Cierto día, por azares del oficio, me tocó compartir la mesa con una persona a la que recién me habían endilgado los jefazos. En un intento por iniciar una conversación amena, mi compañero de cubiertos me increpó amablemente por haber ordenado una Coca-Cola de dieta para acompañar el New York que recién había pedido: “¿De dietaaaa?”, me reclamó fingiendo incredulidad.  Luego esbozó su mejor sonrisa. Seguramente esperaba alguna de las respuestas estándar que sobrevienen a este tipo de interrogantes, y que sirven de lubricante para la socialización civilizada: a. La tomo porque me gusta su sabor, no creas que soy tan superficial como para preocuparme por mi figura; o b. Es que mi nutrióloga así me lo indicó; y c. Alguna variante de las dos opciones anteriores. A ello seguiría el consabido: “¿y sabías que el endulzante que utilizan tiene componentes cancerígenos?”. “Sí, pero qué se le va a hacer.
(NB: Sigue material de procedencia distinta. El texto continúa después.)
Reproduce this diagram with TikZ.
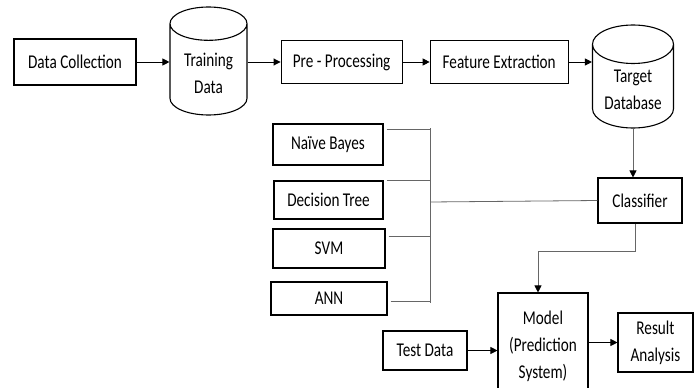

De algo nos tenemos que morir ¿no?”, sería el remate perfecto. Luego de un par de carcajadas hipócritas, se explorarían temas como el clima, el futbol o la política. Todo por la insana costumbre que tiene alguna gente de evitar a toda costa el silencio porque les parece incómodo. Pero yo, como casi siempre prefiero el callar, opté por espetarle un sólido: prefiero la Coca-Cola de dieta porque es, precisamente, la encarnación más conspicua de la nada. Frente a la perplejidad del que se dibujó en el rostro del comensal que tenía enfrente, me divertí asediándolo.  Uno ingiere bebidas por dos razones: para apaciguar la sed o por el valor nutricional de la bebida. A diferencia del vino o el agua, la Coca-Cola no satisface ninguna necesidad. Tiene un sabor extraño que te pone más sediento y además carece de nutrientes.  Los elementos constitutivos de la Coca Cola regular (o para el caso, de cualquier refresco) se encuentran ausentes. Lo que uno se bebe es la pura semblanza, un suplemento, la artificialidad en su más pura expresión. Al tomar Coca Cola de dieta, uno se mete al cuerpo el vacío, la encarnación más conspicua de la nada envuelta como si fuera algo.[1]



[1] Desde luego, todo esto no es sino un parafraseo de las ideas de Slavoj Žižek.  The fragile absolute. Or why is Christian legacy worth fighting for?, Verso, E. U., 2001.